Duckfat Changes Hands

Rob Evans and Nancy Pugh have sold their restaurants Duckfat and Duckfat Frites Shack and retired from the restaurant industry. The team at Duckfat and overall philosophy of the business will remain the same. A 16-year veteran team member and front of house manager, Trevor Lilly, will be the overall GM of the business and the new owner of Duckfat is David Shryock. The sale was completed on April 30th.

We caught up with Pugh and Evans recently. They shared their pride in what they’d built at Duckfat and their confidence in the team’s ability to independently carry their vision for Duckfat in the coming years. In fact it was the commitment and skill of the Duckfat staff that made Evans and Pugh comfortable that company could continue on without them under new ownership.

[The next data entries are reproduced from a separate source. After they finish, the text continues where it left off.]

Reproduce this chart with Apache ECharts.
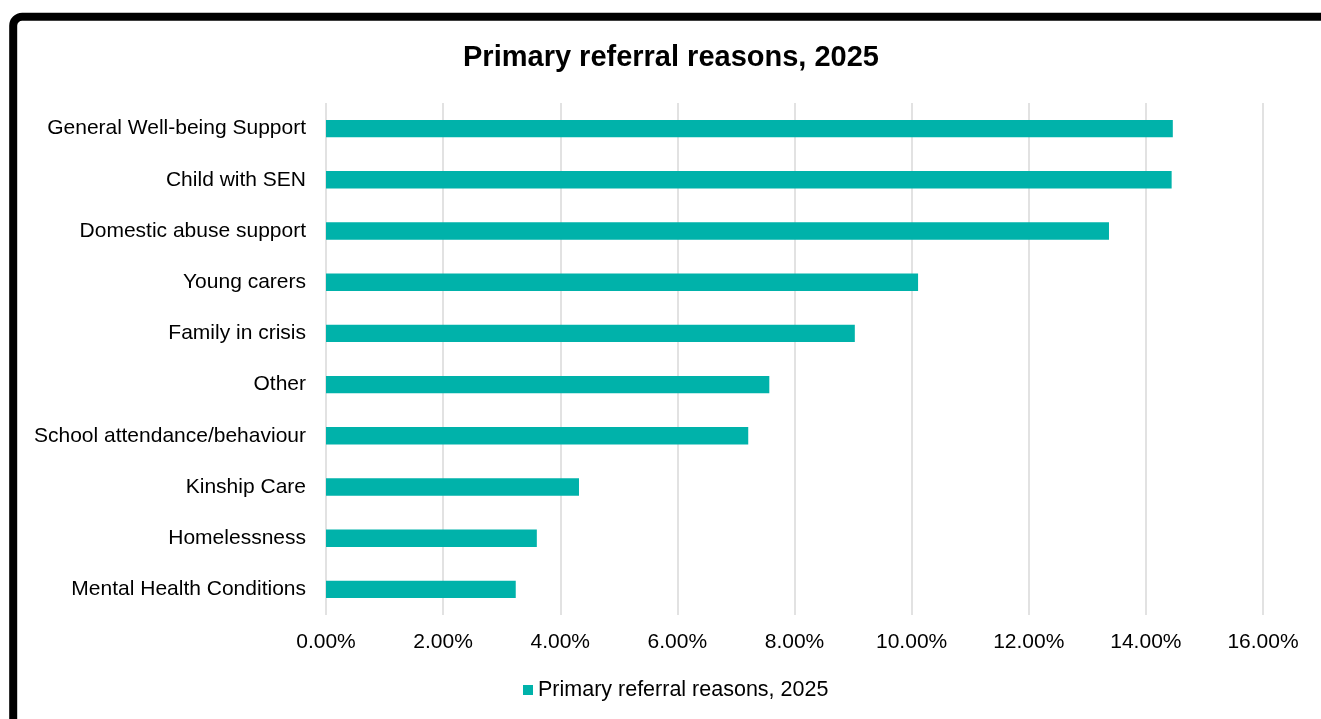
<!DOCTYPE html>
<html>
<head>
<meta charset="utf-8">
<script src="https://cdn.jsdelivr.net/npm/echarts@6/dist/echarts.min.js"></script>
<style>
  html, body { margin: 0; padding: 0; background: #ffffff; }
  #chart { width: 1321px; height: 719px; }
</style>
</head>
<body>
<div id="chart"></div>
<script>
// Referral reasons, top to bottom
const categories = [
  'General Well-being Support',
  'Child with SEN',
  'Domestic abuse support',
  'Young carers',
  'Family in crisis',
  'Other',
  'School attendance/behaviour',
  'Kinship Care',
  'Homelessness',
  'Mental Health Conditions'
];

// Share of referrals, in percent
const shares = [14.46, 14.44, 13.37, 10.11, 9.03, 7.57, 7.21, 4.32, 3.60, 3.24];

const seriesName = 'Primary referral reasons, 2025';
const chartTitle = 'Primary referral reasons, 2025';

const FONT = '"Liberation Sans", Arial, sans-serif';

const chart = echarts.init(document.getElementById('chart'), null, { renderer: 'canvas' });

chart.setOption({
  backgroundColor: '#ffffff',
  animation: false,
  title: {
    text: chartTitle,
    left: 671,
    top: 43,
    padding: 0,
    textAlign: 'center',
    textStyle: { fontFamily: FONT, fontSize: 29, fontWeight: 'bold', color: '#000000' }
  },
  legend: {
    data: [seriesName],
    left: 523,
    top: 679,
    padding: 0,
    icon: 'rect',
    itemWidth: 10,
    itemHeight: 10,
    textStyle: { fontFamily: FONT, fontSize: 21.5, color: '#000000' }
  },
  grid: { left: 326, right: 58, top: 103, bottom: 104, containLabel: false },
  xAxis: {
    type: 'value',
    min: 0,
    max: 16,
    interval: 2,
    axisLine: { show: false },
    axisTick: { show: false },
    axisLabel: {
      formatter: v => v.toFixed(2) + '%',
      fontFamily: FONT,
      fontSize: 21,
      color: '#000000',
      margin: 17
    },
    splitLine: { show: true, lineStyle: { color: '#d9d9d9', width: 1.5 } }
  },
  yAxis: {
    type: 'category',
    data: categories,
    inverse: true,
    axisLine: { show: false },
    axisTick: { show: false },
    axisLabel: { fontFamily: FONT, fontSize: 21, color: '#000000', margin: 20, padding: [3, 0, 0, 0] }
  },
  series: [{
    name: seriesName,
    type: 'bar',
    data: shares,
    barWidth: '34%',
    itemStyle: { color: '#00b2aa' }
  }],
  graphic: [{
    type: 'rect',
    silent: true,
    z: 100,
    shape: { x: 13.2, y: 16.8, width: 1400, height: 800, r: 9 },
    style: { fill: 'none', stroke: '#000000', lineWidth: 8 }
  }]
});
</script>
</body>
</html>
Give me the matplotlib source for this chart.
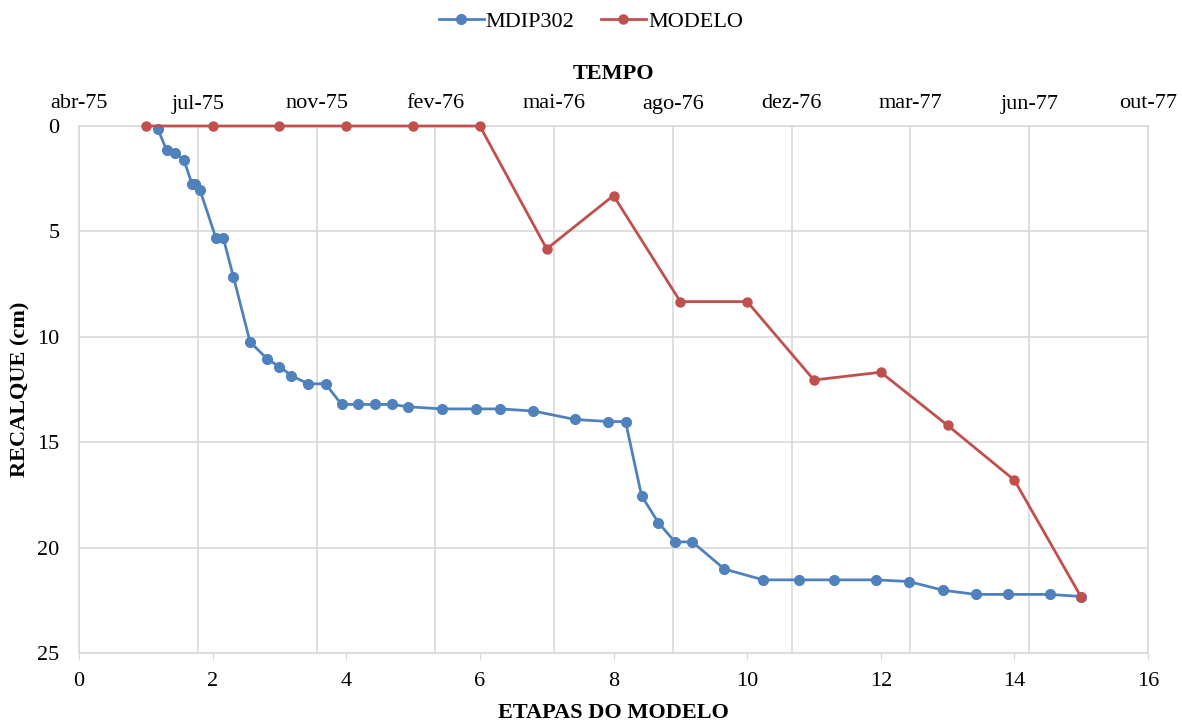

Trevor Lilly shared some similar sentiments about the path forward for Duckfat,

The Duckfat team is passionate about building upon Rob and Nancy’s legacy. We couldn’t be more excited to be stewards of the collaborative, respectful, and dynamic culture they’ve fostered over the years. We look forward to continuing to cultivate approachable menus with a focus on consistency, technique, and a commitment to supporting the Maine food and beverage community. More than anything, our staff is thrilled to continue to provide delicious food and exceptional service to our friends in Portland – in our hearts, we see both locations as neighborhood spots.

Rob Evans and Nancy Pugh moved to Portland and took over Hugo’s in 2000 and for nearly a quarter of a century have been central figures in the Portland restaurant community. The couple launched Duckfat in 2005 and Duckfat Frites Shack on Washington Ave in 2018. Evans was a Food & Wine Best New Chef in 2004, and he won a James Beard award in the Best Chef North East category in 2009. A legion of their former employees at Hugo’s and Duckfat have gone on to make their own mark in the industry.